Monday, September 1, 2008

Re:CP snacks


Been reading Cedric Price recently. It's fun. Sharing some quotes:

- "Design is concerned with conscious distortion of time, distance and size. If it achieves none of these distortions it is unlikely to be more than the elaboration of the status quo."
Really, design is all about change. If nothing is changed, why bother?

- "Architecture is too slow in its realisation to be a 'problem solver'."
The current economy shows us the speed of architecture. How many projects are on hold, not mentioning those that are already dead? One may argue, what if I build in a good/fast economy? I would say, in that case, problems would probably change even faster.
But did CP say design is about "change"? I think the bottom line is to alter the status quo. The design may be a critique/opposition of the status quo; or
a step forward; or it's some sort of brand new visionary dreamland that you would never think of as present...
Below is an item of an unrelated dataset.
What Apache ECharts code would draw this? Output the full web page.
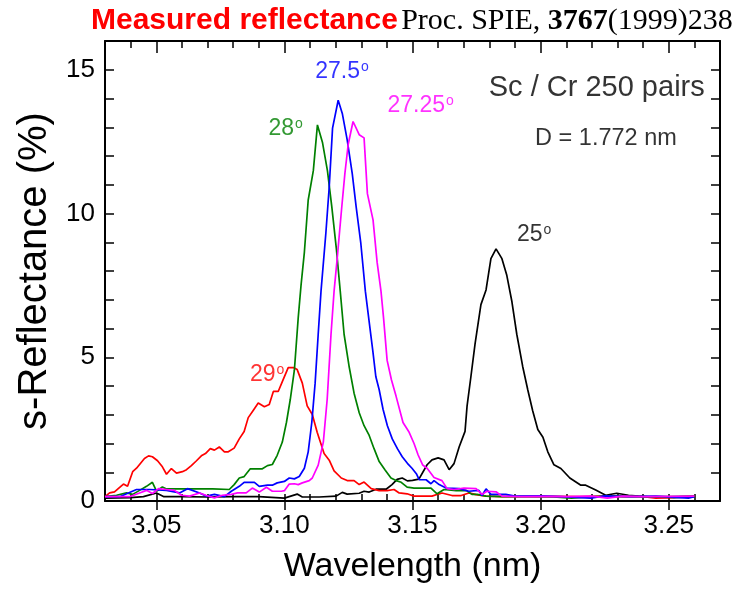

- "A city is where you would be unlikely to meet a sheep in the road."
Brendan Behan, 1960

- A survey Tate Modern made of its visitors: "Most people observed spend from five seconds to one minute reading texts about the work and from two seconds to fifteen seconds glancing or looking at the work." They spend more time reading the guides than looking at the work!

- "I like the NASA museum in Houston... I like the fact that... they mention not the sponsor but the producer of the object... and also, that they have a lot of samples of things that didn't work. I think it's rather nice to see museums which save objects that don't quite work, and give them a new life just because they're history."
In the time when everybody only cares about the end result, this is rather rare but encouraging.

- "... excellence of performance does not necessarily produce excellent results unless they are viewed as part of the whole process... the need for a mediocre condition or product may demand an excellence of preparatory performance."
Didn't mention what an excellent condition or product demands... What about excellence in both process and product?